La respuesta parece evidente. Por más que se hayan escrito innumerables libros criticando estas normas, por mas que se hayan acumulado informes que refieren a la vulneración de derechos que se produce en el marco de los procedimientos penales, por más que se hayan documentado los fracasos del sistema, por más que se hayan pronunciado organismos internacionales expresando que tenemos las peores cárceles del mundo, por más que se hayan decretado emergencias carcelarias. Por más que suceda todo eso, tenemos una notoria incapacidad de sustituir democráticamente nuestra normativa penal de cuño autoritario.
Es preciso aclarar que buena parte de las graves deficiencias del sistema tienen su origen en esta normativa. Esta normativa es la que no permite el desarrollo de las medidas no privativas de libertad; la que dificulta el usufructo de las salidas laborales y por ende la reinserción de las personas privadas de libertad; es la que burocratiza las solicitudes de libertades anticipadas; es la que no permite la disminución de los tiempos para el dictado de sentencias; es la que ignora el tema de las adicciones desde un punto de vista terapéutico como un aspecto central de la intervención estatal; también es la que ignora a las víctimas de los delitos. La normativa actual no privilegia el seguimiento de los procesos individuales, ni la promoción de lo socio-educativo, ni la instalación de un sistema de información que permita contar con datos actualizados y confiables. En definitiva, la normativa actual es un importante obstáculo para tener un sistema penal adecuado y respetuoso de los derechos humanos.
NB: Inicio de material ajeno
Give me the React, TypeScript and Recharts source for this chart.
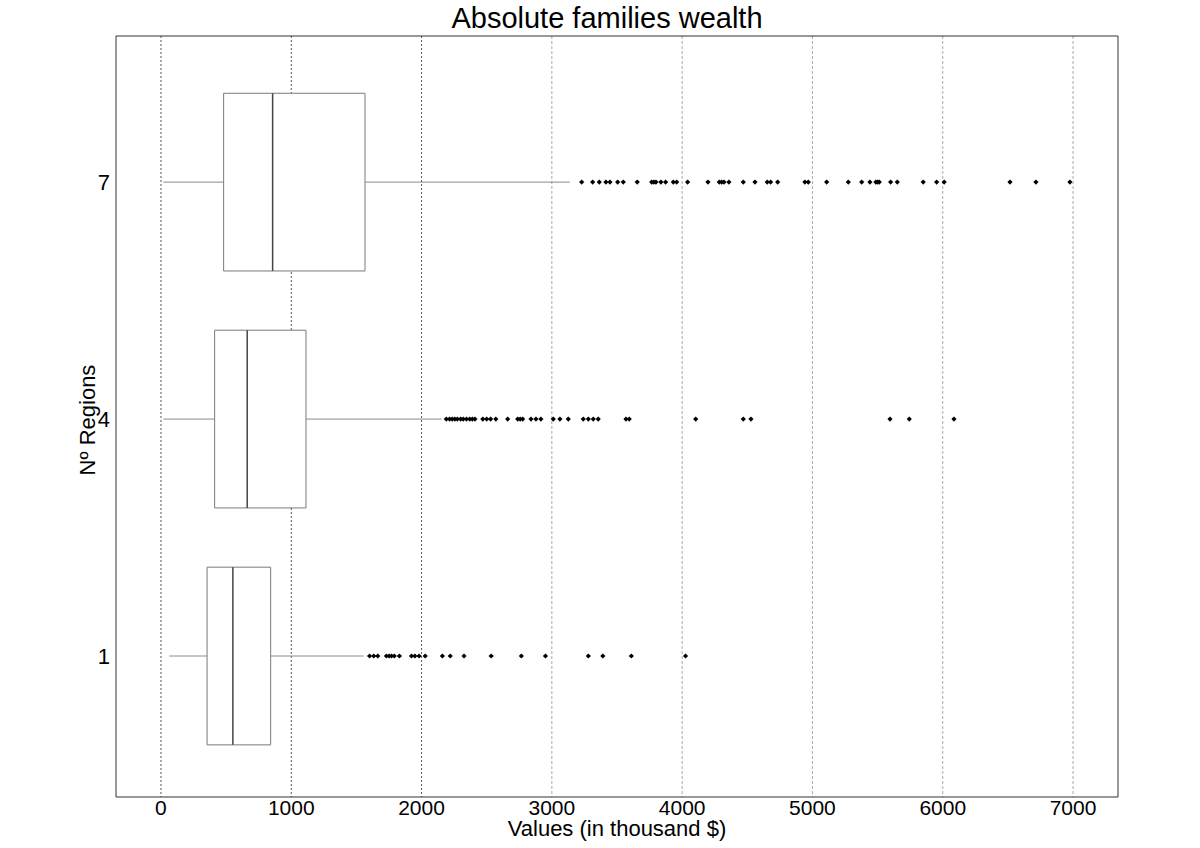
import React from "react";
import {
  CartesianGrid,
  ReferenceArea,
  ReferenceLine,
  Scatter,
  ScatterChart,
  XAxis,
  YAxis,
} from "recharts";

// number of regions, one box per row
const regions = [1, 4, 7];

// box statistics, same order as regions (thousand $)
const whiskerLow = [64, 18, 18];
const lowerQuartile = [354, 412, 481];
const medians = [552, 662, 857];
const upperQuartile = [842, 1113, 1566];
const whiskerHigh = [1555, 2154, 3139];

const outliers1 = [
  1601, 1633, 1664, 1730, 1751, 1770, 1791, 1830, 1923, 1949, 1981, 2028,
  2160, 2220, 2326, 2534, 2766, 2951, 3280, 3391, 3610, 4026,
];
const outliers4 = [
  2190, 2215, 2235, 2255, 2275, 2300, 2320, 2345, 2370, 2390, 2410, 2470,
  2500, 2530, 2570, 2661, 2738, 2757, 2776, 2840, 2878, 2916, 3011, 3062,
  3126, 3241, 3280, 3318, 3356, 3569, 3594, 4104, 4469, 4528, 5595, 5743,
  6086,
];
const outliers7 = [
  3229, 3313, 3364, 3415, 3446, 3505, 3548, 3655, 3766, 3783, 3799, 3837,
  3873, 3932, 3958, 4042, 4198, 4285, 4303, 4321, 4359, 4469, 4559, 4653,
  4679, 4733, 4942, 4968, 5109, 5275, 5378, 5441, 5487, 5500, 5513, 5600,
  5651, 5850, 5953, 6011, 6516, 6715, 6976,
];
const outliers = [outliers1, outliers4, outliers7];

const xTicks = [0, 1000, 2000, 3000, 4000, 5000, 6000, 7000];

const X_MIN = -345;
const X_MAX = 7345;
const Y_MIN = -0.785;
const Y_MAX = 8.85;
const HALF = 1.125;

const FONT = "'Liberation Sans', Arial, Helvetica, sans-serif";

const outlierPoints = outliers.flatMap((list, i) =>
  list.map((v) => ({ x: v, y: regions[i] }))
);

const Diamond = (props: any) => {
  const { cx, cy } = props;
  const r = 2.6;
  return (
    <path
      d={`M${cx},${cy - r}L${cx + r},${cy}L${cx},${cy + r}L${cx - r},${cy}Z`}
      fill="#000"
    />
  );
};

export default function App() {
  return (
    <div
      style={{
        position: "absolute",
        left: 0,
        top: 0,
        width: 1200,
        height: 848,
        background: "#fff",
        fontFamily: FONT,
        color: "#000",
      }}
    >
      <div
        style={{
          position: "absolute",
          top: 2,
          left: 0,
          width: 1214,
          textAlign: "center",
          fontSize: 29,
        }}
      >
        Absolute families wealth
      </div>
      <div
        style={{
          position: "absolute",
          top: 816,
          left: 0,
          width: 1234,
          textAlign: "center",
          fontSize: 22,
        }}
      >
        Values (in thousand $)
      </div>
      <div
        style={{
          position: "absolute",
          left: 88,
          top: 420,
          fontSize: 22,
          whiteSpace: "nowrap",
          transform: "translate(-50%, -50%) rotate(-90deg)",
        }}
      >
        Nº Regions
      </div>

      <ScatterChart
        width={1200}
        height={848}
        margin={{ top: 36, right: 82, bottom: 21, left: 86 }}
        style={{ position: "absolute", left: 0, top: 0 }}
      >
        <CartesianGrid
          horizontal={false}
          verticalValues={[0, 1000, 2000]}
          stroke="#555"
          strokeDasharray="2 2"
        />
        <CartesianGrid
          horizontal={false}
          verticalValues={[3000, 4000, 5000, 6000, 7000]}
          stroke="#aaa"
          strokeDasharray="3 2"
        />
        <XAxis
          type="number"
          dataKey="x"
          domain={[X_MIN, X_MAX]}
          ticks={xTicks}
          allowDataOverflow
          height={30}
          tickLine={false}
          tickSize={0}
          tickMargin={3}
          axisLine={{ stroke: "#333" }}
          tick={{ fill: "#000", fontSize: 21, fontFamily: FONT }}
        />
        <YAxis
          type="number"
          dataKey="y"
          domain={[Y_MIN, Y_MAX]}
          ticks={regions}
          allowDataOverflow
          width={30}
          tickLine={false}
          tickSize={0}
          tickMargin={6}
          axisLine={{ stroke: "#333" }}
          tick={{ fill: "#000", fontSize: 22, fontFamily: FONT }}
        />
        <ReferenceLine x={X_MAX} stroke="#333" />
        <ReferenceLine y={Y_MAX} stroke="#333" />

        {regions.map((r, i) => (
          <ReferenceLine
            key={`wl${r}`}
            segment={[
              { x: whiskerLow[i], y: r },
              { x: lowerQuartile[i], y: r },
            ]}
            stroke="#8a8a8a"
          />
        ))}
        {regions.map((r, i) => (
          <ReferenceLine
            key={`wh${r}`}
            segment={[
              { x: upperQuartile[i], y: r },
              { x: whiskerHigh[i], y: r },
            ]}
            stroke="#8a8a8a"
          />
        ))}
        {regions.map((r, i) => (
          <ReferenceArea
            key={`box${r}`}
            x1={lowerQuartile[i]}
            x2={upperQuartile[i]}
            y1={r - HALF}
            y2={r + HALF}
            fill="#fff"
            fillOpacity={1}
            stroke="#7a7a7a"
          />
        ))}
        {regions.map((r, i) => (
          <ReferenceLine
            key={`med${r}`}
            segment={[
              { x: medians[i], y: r - HALF },
              { x: medians[i], y: r + HALF },
            ]}
            stroke="#444"
            strokeWidth={1.5}
          />
        ))}

        <Scatter
          data={outlierPoints}
          shape={Diamond}
          isAnimationActive={false}
        />
      </ScatterChart>
    </div>
  );
}
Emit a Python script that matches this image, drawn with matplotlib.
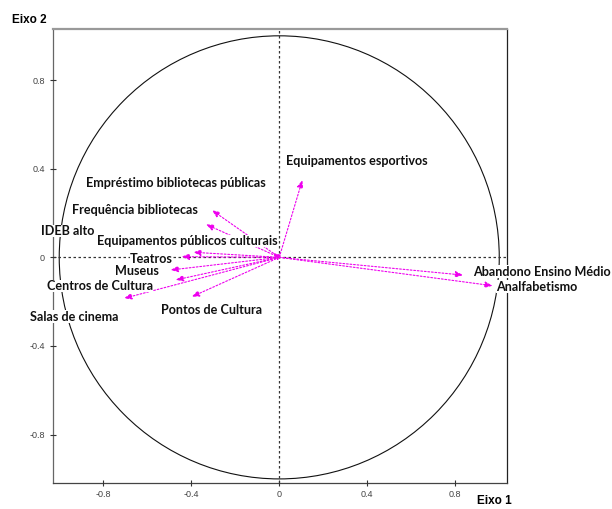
import numpy as np
import matplotlib
matplotlib.use("Agg")
import matplotlib.pyplot as plt
from matplotlib.patches import Circle

# Cargas das variáveis nos eixos 1 e 2
variaveis = [
    "Equipamentos esportivos",
    "Empréstimo bibliotecas públicas",
    "Frequência bibliotecas",
    "IDEB alto",
    "Equipamentos públicos culturais",
    "Teatros",
    "Museus",
    "Centros de Cultura",
    "Salas de cinema",
    "Pontos de Cultura",
    "Abandono Ensino Médio",
    "Analfabetismo",
]
eixo1 = [0.105, -0.306, -0.333, -0.03, -0.391, -0.444, -0.494, -0.471, -0.706, -0.398, 0.836, 0.970]
eixo2 = [0.349, 0.213, 0.149, 0.02, 0.023, 0.003, -0.057, -0.102, -0.185, -0.178, -0.080, -0.128]

x_ticks = [-0.8, -0.4, 0, 0.4, 0.8]
y_ticks = [-0.8, -0.4, 0, 0.4, 0.8]

# posição dos rótulos (centro do texto) e alinhamento
rotulos = {
    "Equipamentos esportivos": (0.354, 0.435, "center"),
    "Empréstimo bibliotecas públicas": (-0.469, 0.336, "center"),
    "Frequência bibliotecas": (-0.654, 0.213, "center"),
    "IDEB alto": (-0.963, 0.119, "center"),
    "Equipamentos públicos culturais": (-0.42, 0.074, "center"),
    "Teatros": (-0.581, -0.008, "center"),
    "Museus": (-0.648, -0.062, "center"),
    "Centros de Cultura": (-0.815, -0.129, "center"),
    "Salas de cinema": (-0.933, -0.268, "center"),
    "Pontos de Cultura": (-0.307, -0.238, "center"),
    "Abandono Ensino Médio": (0.879, -0.065, "left"),
    "Analfabetismo": (1.171, -0.133, "center"),
}

cor_seta = "#EE00EE"

fig = plt.figure(figsize=(6.12, 5.09), dpi=100)
ax = fig.add_axes([0.086, 0.0517, 0.742, 0.891])
ax.set_xlim(-1.03, 1.034)
ax.set_ylim(-1.017, 1.03)

# círculo de correlação e eixos pontilhados
ax.add_patch(Circle((0, 0), 1, fill=False, edgecolor="#111111", linewidth=0.8, zorder=1))
ax.axhline(0, color="#333333", linestyle=(0, (2, 2)), linewidth=0.9, zorder=1)
ax.axvline(0, color="#333333", linestyle=(0, (2, 2)), linewidth=0.9, zorder=1)

for nome, x, y in zip(variaveis, eixo1, eixo2):
    ax.annotate("", xy=(x, y), xytext=(0, 0),
                arrowprops=dict(arrowstyle="-|>,head_length=0.45,head_width=0.18",
                                color=cor_seta, linestyle=(0, (1.6, 1.6)),
                                linewidth=0.8, shrinkA=0, shrinkB=0),
                zorder=2)

for nome in variaveis:
    tx, ty, ha = rotulos[nome]
    ax.text(tx, ty, nome, ha=ha, va="center", fontsize=9.1, fontweight="bold",
            family="Lato", color="#111111", zorder=5, clip_on=False,
            bbox=dict(facecolor="white", edgecolor="none", pad=0.3))

ax.set_xticks(x_ticks)
ax.set_yticks(y_ticks)
ax.set_xticklabels([f"{v:g}" for v in x_ticks])
ax.set_yticklabels([f"{v:g}" for v in y_ticks])
ax.tick_params(direction="inout", length=5, width=0.8, color="#333333",
               labelsize=6.5, labelcolor="#444444", pad=3)
for lab in ax.get_xticklabels() + ax.get_yticklabels():
    lab.set_family("Liberation Sans")

ax.spines["top"].set_color("#999999")
ax.spines["top"].set_linewidth(1.6)
ax.spines["left"].set_color("#666666")
ax.spines["right"].set_color("#222222")
ax.spines["bottom"].set_color("#444444")
for s in ["left", "right", "bottom"]:
    ax.spines[s].set_linewidth(0.9)
for s in ax.spines.values():
    s.set_zorder(0.5)

fig.text(12 / 612, 1 - 20 / 509, "Eixo 2", ha="left", va="center", fontsize=8.5,
         fontweight="bold", family="Liberation Sans")
fig.text(494 / 612, 1 - 501 / 509, "Eixo 1", ha="center", va="center", fontsize=8.5,
         fontweight="bold", family="Liberation Sans")

fig.savefig("out.png", dpi=100)
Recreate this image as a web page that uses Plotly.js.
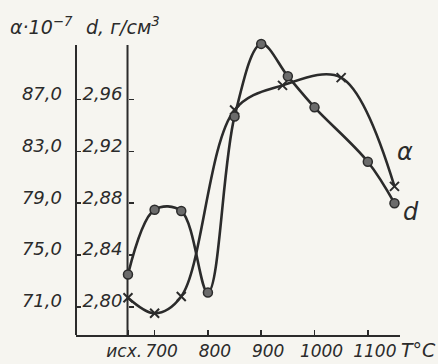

Esto no quiere decir que no se hayan aprobado leyes referidas a la temática en democracia. Pero no han sido modificadas las normas estructurales del sistema. Cuando se logró aprobar un nuevo Código Procesal Penal en 1997 su vigencia fue suspendida y nunca logró ser implementado. El mismo camino sigue por ahora la creación de la Institución Nacional de Derechos Humanos que tendría competencias en el monitoreo de la situación de las personas privadas de libertad. Probablemente la norma reciente más importante en lo que refiere a garantizar los derechos humanos de las personas privadas de libertad haya sido la llamada ley de Humanización del 2005 pero no fue una ley que haya modificado la estructura del sistema ni que se haya caracterizado por su buen nivel de implementación.
La única real excepción a esta característica del sistema ha sido la tardía aprobación del Código de la Niñez y la Adolescencia en el 2004 que derogó el Código del Niño del 34. Esta es la única norma estructurante del sistema penal discutida en el marco de una deliberación democrática y que ha sido aprobada con el objetivo de adecuar la legislación interna a los estándares de derechos humanos. Paradójicamente, no han demorado en llegar los impulsos regresivos, contrarios a los derechos humanos pero esta vez con plena justificación democrática. Tanto bajar la edad de imputabilidad como mantener los antecedentes de los adolescentes luego de su mayoría de edad implican regresiones no sólo respecto del Código de la Niñez y la Adolescencia sino también respecto del propio Código del Niño del 34.
No hay casualidades en todo esto, existe una inmanente racionalidad del ordenamiento jurídico. No es casual que en estos momentos nuestros legisladores estén pensando en endurecer el sistema penal juvenil. Al fin de cuentas era la única norma penal aprobada en democracia y necesitaba un retoque regresivo para no desentonar en el concierto autoritario de nuestra legislación penal.